Indeed, a nationwide, community-based enterprise called the Black Panther Challenge is designed to get as many black kids in to see the film as possible so that it can inspire them. Again, who would say boo to that?
Yet this needs to be tempered by the cold commercial reality that Marvel has long been itching to tap the huge, well-defined African-American movie audience with a Black Panther movie.
And while we’d welcome more black heroes on the big screen – bring on as many as you can so long as the films are good – it’s important to issue a very loud reminder note that Black Panther doesn’t exist in a vacuum.
Wesley Snipes, who was working on a Black Panther film about 25 years ago, took about half a billion dollars at the box office in three film as Blade.
Danny Glover was one of the first black action movie heroes in Predator 2, and was a lead in the hugely successful Lethal Weapon action series.
Running parallel to him was Eddie Murphy. He might be off the boil now but let’s never forget the impact his string of action films had, including the Beverly Hills Cop movies, which took more than $1.4 billion back in the 1980s.
Will Smith played a wayward superhero in 2008’s Hancock ($700m global take) and headlined the Men in Black trilogy ($1.6 billion).
Billy Dee Williams fought in The Empire Strikes Back and Return of the Jedi (blowing up the Death Star, no less) while Rocky boxer Apollo Creed (Carl Weathers) became a franchise brand in his own right with 2015’s Creed.
Aptly, Creed’s director Ryan Coogler also directed Black Panther, and a fine job he does. But as far as creeds go, the chief one he was most eager to observe was the one creed that really matters, which is to make sequel-spawning mountains of money.
This, Black Panther will no doubt do. And should the film inspire kids to become high achievers, all the better.
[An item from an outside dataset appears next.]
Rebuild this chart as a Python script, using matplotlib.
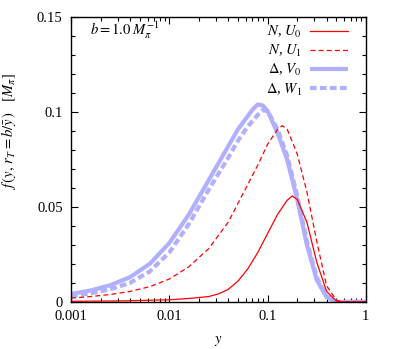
import matplotlib
matplotlib.use("Agg")
import matplotlib.pyplot as plt
from matplotlib.ticker import FixedLocator, FuncFormatter, MultipleLocator, LogLocator, NullFormatter

plt.rcParams['font.family'] = ['Liberation Serif', 'DejaVu Serif']
plt.rcParams['mathtext.fontset'] = 'stix'
plt.rcParams['font.size'] = 10.5

# N, U0 (red solid)
y_u0 = [0.001, 0.00316, 0.01, 0.0158, 0.0251, 0.0316, 0.0398, 0.0501, 0.0631, 0.0794,
        0.1, 0.126, 0.158, 0.178, 0.2, 0.251, 0.316, 0.398, 0.5, 0.562, 1.0]
f_u0 = [0.0003, 0.0005, 0.0011, 0.0018, 0.0028, 0.0042, 0.0066, 0.011, 0.0175, 0.026,
        0.036, 0.046, 0.0535, 0.0558, 0.054, 0.042, 0.021, 0.0055, 0.0005, 0.0, 0.0]

# N, U1 (red dashed)
y_u1 = [0.001, 0.00158, 0.00251, 0.00398, 0.00631, 0.01, 0.0158, 0.0251, 0.0398, 0.0501,
        0.0631, 0.0794, 0.1, 0.126, 0.141, 0.158, 0.2, 0.251, 0.316, 0.398, 0.5, 0.562, 1.0]
f_u1 = [0.002, 0.0028, 0.0039, 0.0055, 0.008, 0.012, 0.0185, 0.028, 0.042, 0.052,
        0.062, 0.072, 0.083, 0.0908, 0.0928, 0.091, 0.078, 0.058, 0.032, 0.0085, 0.001, 0.0, 0.0]

# Delta, V0 (blue solid)
y_v0 = [0.001, 0.00158, 0.00251, 0.00398, 0.00631, 0.01, 0.0158, 0.0251, 0.0398, 0.0501,
        0.0631, 0.0708, 0.0794, 0.0891, 0.1, 0.126, 0.158, 0.2, 0.251, 0.316,
        0.398, 0.5, 1.0]
f_v0 = [0.0042, 0.006, 0.0088, 0.013, 0.020, 0.031, 0.046, 0.064, 0.082, 0.091,
        0.098, 0.1015, 0.104, 0.1035, 0.1005, 0.089, 0.075, 0.054, 0.030, 0.0115,
        0.0025, 0.0, 0.0]

# Delta, W1 (blue dashed)
y_w1 = [0.001, 0.00158, 0.00251, 0.00398, 0.00631, 0.01, 0.0158, 0.0251, 0.0398, 0.0501,
        0.0631, 0.0794, 0.0891, 0.1, 0.126, 0.158, 0.2, 0.251, 0.316, 0.398,
        0.5, 1.0]
f_w1 = [0.003, 0.0045, 0.0067, 0.010, 0.016, 0.026, 0.041, 0.059, 0.076, 0.085,
        0.0925, 0.0985, 0.101, 0.1005, 0.091, 0.077, 0.056, 0.032, 0.013, 0.003,
        0.0, 0.0]

red = '#ff0000'
blue = '#b0b0ff'

fig = plt.figure(figsize=(3.99, 3.49), dpi=100)
ax = fig.add_axes([0.178, 0.135, 0.739, 0.816])

ax.plot(y_v0, f_v0, color=blue, lw=3.0, label=r'$\Delta$, $V_0$', solid_capstyle='butt')
ax.plot(y_w1, f_w1, color=blue, lw=3.0, ls=(0, (1.6, 0.8)), label=r'$\Delta$, $W_1$')
ax.plot(y_u0, f_u0, color=red, lw=0.9, label=r'$N$, $U_0$')
ax.plot(y_u1, f_u1, color=red, lw=0.9, ls=(0, (4.0, 2.5)), label=r'$N$, $U_1$')

ax.set_xscale('log')
ax.set_xlim(0.001, 1)
ax.set_ylim(0, 0.15)

xlabels = {0.001: '0.001', 0.01: '0.01', 0.1: '0.1', 1: '1'}
ylabels = {0: '0', 0.05: '0.05', 0.1: '0.1', 0.15: '0.15'}
ax.xaxis.set_major_locator(FixedLocator(list(xlabels)))
ax.xaxis.set_major_formatter(FuncFormatter(lambda v, p: xlabels.get(round(v, 3), '')))
ax.xaxis.set_minor_locator(LogLocator(base=10, subs=range(2, 10)))
ax.xaxis.set_minor_formatter(NullFormatter())
ax.yaxis.set_major_locator(FixedLocator(list(ylabels)))
ax.yaxis.set_major_formatter(FuncFormatter(lambda v, p: ylabels.get(round(v, 2), '')))
ax.yaxis.set_minor_locator(MultipleLocator(0.01))

ax.tick_params(which='both', direction='in', top=True, right=True, width=0.8, pad=6)
ax.tick_params(which='major', length=5)
ax.tick_params(which='minor', length=3)
for s in ax.spines.values():
    s.set_linewidth(1.0)

ax.set_xlabel(r'$y$', labelpad=8)
ax.set_ylabel(r'$f\,(y,\, r_T = b/\bar{y}\,)$   $[M_\pi]$')
ax.yaxis.set_label_coords(-0.18, 0.6)

ax.text(0.065, 0.955, r'$b = 1.0\;M_\pi^{-1}$', transform=ax.transAxes, va='center', ha='left')

h, l = ax.get_legend_handles_labels()
order = [2, 3, 0, 1]
leg = ax.legend([h[i] for i in order], [l[i] for i in order], loc='upper right',
                bbox_to_anchor=(0.96, 0.995), borderaxespad=0,
                frameon=False, markerfirst=False, handlelength=2.6,
                labelspacing=0.2, handletextpad=0.6)
for t in leg.get_texts():
    t.set_ha('right')

fig.savefig('out.png', dpi=100)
LADY BIRD *** (94 minutes) M
If you find any traces of a conventional plot in actress Greta Gerwig’s impressive directorial debut you’re probably looking too hard.
Set in suburban Sacramento in 2002, the film is a deftly etched character dance about a typically disaffected teenage girl (Saoirse Ronan) and her rough ride through the last year of high school.
Her main foe is her loving, but strict mother (Laurie Metcalf, justly nominated for an Oscar) who strives to make life better for her thankless daughter, who insists on calling herself Lady Bird instead of her given name.
What she goes through is pretty unremarkable as far as movie teen girls go: there are boyfriend issues, she suffers from class envy, has strained feelings with her best friend (a winning, warm performance by Beanie Feldstein) and is beset by conflicting emotions about her caring mother and slightly pathetic, try-hard father (Tracy Letts).
Fortunately, Gerwig imbues her characters with an unvarnished authenticity, helping the film get over its first-reel clunkiness before it hits its gentle stride.
The film is not so much a coming-of-age story, where the main character learns big life lessons; it is more a what-it’s-like-to-be-this-age story. The film aims for a deeper truth, being that life’s most important lessons come incrementally, in small, touching moments, something Lady Bird comes to appreciate, however reluctantly.
Having racked up enough indie credentials for a lifetime in films such as Frances Ha, Greenberg, Damsels in Distress and Mistress America, Gerwig proves herself an assured director, eliciting strong yet subtle performances from a great cast and transforming what are often wisps of story into a satisfying, coherent whole.
And while she knows when to let her characters go wild, Gerwig is a clear lover of understatement. The film’s final, quiet moment is made all the more moving for its lack of grandeur.